Hidden Paradise Cottages
Lipah, Bunutan, Abang
Karagasem
Tel 62 361 431 273
Fax 62 363 229 58
E-mail hpc@dps.centrin.net.id
Website www.hiddenparadise-bali.com
Mailing Address P.O. Box 121 Amlapura

     Hidden Paradise serves food, but we preferred walking a couple hundred yards to Wawa-Wewe, a restaurant popular with scuba divers and backpackers. It’s well worth it to order two of the great Balinese feast dishes a day in advance there: Babi Guling (spit-roasted suckling pig) and Betutu Bebek (duck slow-roasted in banana leaves).
     From Amed we drove along the North Coast all the way to the west end, where the snorkeling is among the best on the island. We did this four hour drive leisurely, making a little detour half-way to visit the Pura Dalem Temple, a little jewel. We stopped for lunch in Lovina Beach where there are a few restaurants on the beach.
     Taman Sari, our destination, was my favorite hotel. I had the top notch bungalow to myself (US$95). My terrace, facing the beach, was circled with a moat filled with carp. The cheaper bungalows were US$45.
The food was very good, so we had all our meals right there; and there is an artificial reef in front of the hotel that’s great for snorkeling.

Taman Sari Bali Cottages
Desa Pemuteran, Gerokgak
Singarja 81155
Tel/fax 62 362 932 64

     Also, I recommend hiring a boat to Menjangan Island from Labuhan Lalang, a half-hour drive to the west of the hotel.
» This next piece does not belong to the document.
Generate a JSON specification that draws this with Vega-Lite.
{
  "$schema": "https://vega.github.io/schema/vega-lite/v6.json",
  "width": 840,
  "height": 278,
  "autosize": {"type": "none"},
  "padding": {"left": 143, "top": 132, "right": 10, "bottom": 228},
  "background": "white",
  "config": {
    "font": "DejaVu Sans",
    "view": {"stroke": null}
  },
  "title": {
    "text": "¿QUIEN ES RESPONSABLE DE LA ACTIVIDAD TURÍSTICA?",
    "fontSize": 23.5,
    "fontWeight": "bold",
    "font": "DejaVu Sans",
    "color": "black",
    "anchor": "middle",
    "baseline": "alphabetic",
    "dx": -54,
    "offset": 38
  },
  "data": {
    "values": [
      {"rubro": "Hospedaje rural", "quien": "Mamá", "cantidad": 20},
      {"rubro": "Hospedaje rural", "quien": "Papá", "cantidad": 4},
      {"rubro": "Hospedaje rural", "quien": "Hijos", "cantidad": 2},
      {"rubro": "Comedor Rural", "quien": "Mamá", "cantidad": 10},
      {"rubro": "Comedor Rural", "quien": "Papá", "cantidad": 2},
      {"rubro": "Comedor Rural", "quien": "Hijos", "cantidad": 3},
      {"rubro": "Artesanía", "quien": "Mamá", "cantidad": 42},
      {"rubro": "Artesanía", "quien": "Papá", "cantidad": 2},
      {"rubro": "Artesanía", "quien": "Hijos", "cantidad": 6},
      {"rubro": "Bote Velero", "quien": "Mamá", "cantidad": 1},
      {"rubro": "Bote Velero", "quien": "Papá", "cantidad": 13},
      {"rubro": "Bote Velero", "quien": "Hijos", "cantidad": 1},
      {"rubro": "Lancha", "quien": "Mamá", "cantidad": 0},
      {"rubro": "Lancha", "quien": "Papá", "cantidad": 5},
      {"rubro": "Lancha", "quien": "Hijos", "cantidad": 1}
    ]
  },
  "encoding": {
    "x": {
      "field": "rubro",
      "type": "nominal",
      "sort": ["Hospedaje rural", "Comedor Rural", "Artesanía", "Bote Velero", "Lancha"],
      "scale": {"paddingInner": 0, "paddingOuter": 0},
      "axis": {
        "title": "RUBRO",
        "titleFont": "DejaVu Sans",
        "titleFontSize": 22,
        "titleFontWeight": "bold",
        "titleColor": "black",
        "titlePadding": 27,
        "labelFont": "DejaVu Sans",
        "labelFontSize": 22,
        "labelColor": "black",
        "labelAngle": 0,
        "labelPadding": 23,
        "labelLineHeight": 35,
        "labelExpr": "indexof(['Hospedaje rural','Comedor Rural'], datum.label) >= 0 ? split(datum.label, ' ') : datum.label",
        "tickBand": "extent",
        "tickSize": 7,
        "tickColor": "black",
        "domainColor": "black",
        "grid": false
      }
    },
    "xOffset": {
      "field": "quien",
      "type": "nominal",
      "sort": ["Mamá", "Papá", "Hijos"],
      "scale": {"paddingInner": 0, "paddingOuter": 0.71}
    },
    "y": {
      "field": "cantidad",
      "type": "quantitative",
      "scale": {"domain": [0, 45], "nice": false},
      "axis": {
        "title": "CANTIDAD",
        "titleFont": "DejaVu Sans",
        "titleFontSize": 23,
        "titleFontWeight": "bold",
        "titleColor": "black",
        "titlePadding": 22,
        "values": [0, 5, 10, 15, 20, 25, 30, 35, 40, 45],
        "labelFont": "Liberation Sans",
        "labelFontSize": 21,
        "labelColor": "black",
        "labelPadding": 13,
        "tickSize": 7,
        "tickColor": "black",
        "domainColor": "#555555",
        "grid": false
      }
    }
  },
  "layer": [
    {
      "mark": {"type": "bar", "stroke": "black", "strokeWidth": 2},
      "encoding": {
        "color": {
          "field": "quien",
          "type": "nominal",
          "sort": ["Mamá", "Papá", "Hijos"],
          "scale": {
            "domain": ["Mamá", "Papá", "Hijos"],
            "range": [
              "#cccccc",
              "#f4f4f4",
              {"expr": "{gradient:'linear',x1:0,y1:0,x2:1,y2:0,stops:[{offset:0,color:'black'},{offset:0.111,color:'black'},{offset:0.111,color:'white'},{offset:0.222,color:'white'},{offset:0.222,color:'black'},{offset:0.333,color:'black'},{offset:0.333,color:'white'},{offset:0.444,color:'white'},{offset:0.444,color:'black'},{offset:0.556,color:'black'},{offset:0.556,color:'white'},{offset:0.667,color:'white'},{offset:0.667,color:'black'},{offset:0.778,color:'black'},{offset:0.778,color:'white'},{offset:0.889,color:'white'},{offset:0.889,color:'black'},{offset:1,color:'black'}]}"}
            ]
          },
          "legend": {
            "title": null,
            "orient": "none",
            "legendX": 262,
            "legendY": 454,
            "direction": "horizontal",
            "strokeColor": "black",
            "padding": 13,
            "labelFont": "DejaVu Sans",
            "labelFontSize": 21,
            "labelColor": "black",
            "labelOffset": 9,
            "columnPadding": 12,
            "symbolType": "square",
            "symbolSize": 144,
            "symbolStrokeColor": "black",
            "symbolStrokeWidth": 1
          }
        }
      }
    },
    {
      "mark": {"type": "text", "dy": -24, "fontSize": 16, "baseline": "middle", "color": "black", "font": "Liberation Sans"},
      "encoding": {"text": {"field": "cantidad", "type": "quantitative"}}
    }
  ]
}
The island’s reef is superb. It’s best to go early in the morning. The boat ride takes an hour, so you can get there, snorkel, and be back for lunch.
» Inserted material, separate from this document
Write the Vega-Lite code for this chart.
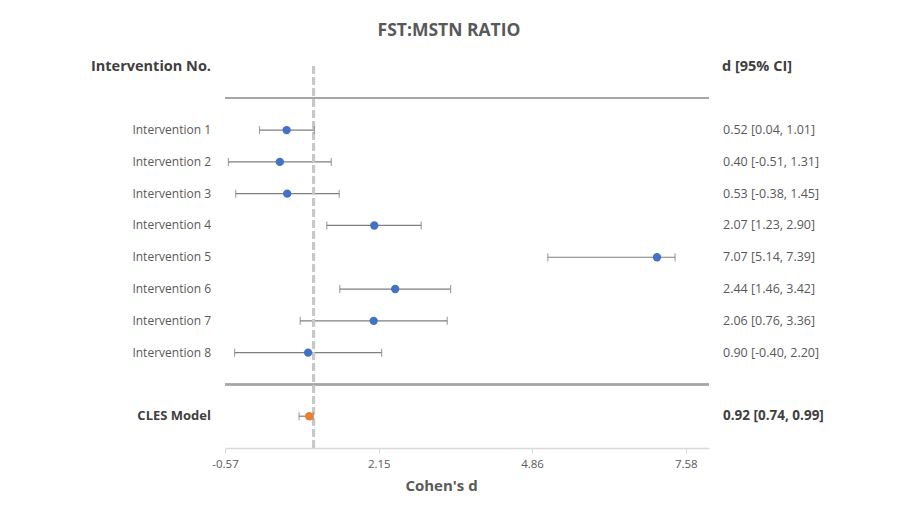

     We headed back to Kuta for a brief stay before our final departure. On our way - a four hour drive - we stopped for lunch in Munduk where there are a couple of restaurants with panoramic views. We took the road that winds around the crater lakes in the center of Bali. Beratan Lake, the last one before going downhill, has the most charming temple, Pura Ulun Danu, completely surrounded by water.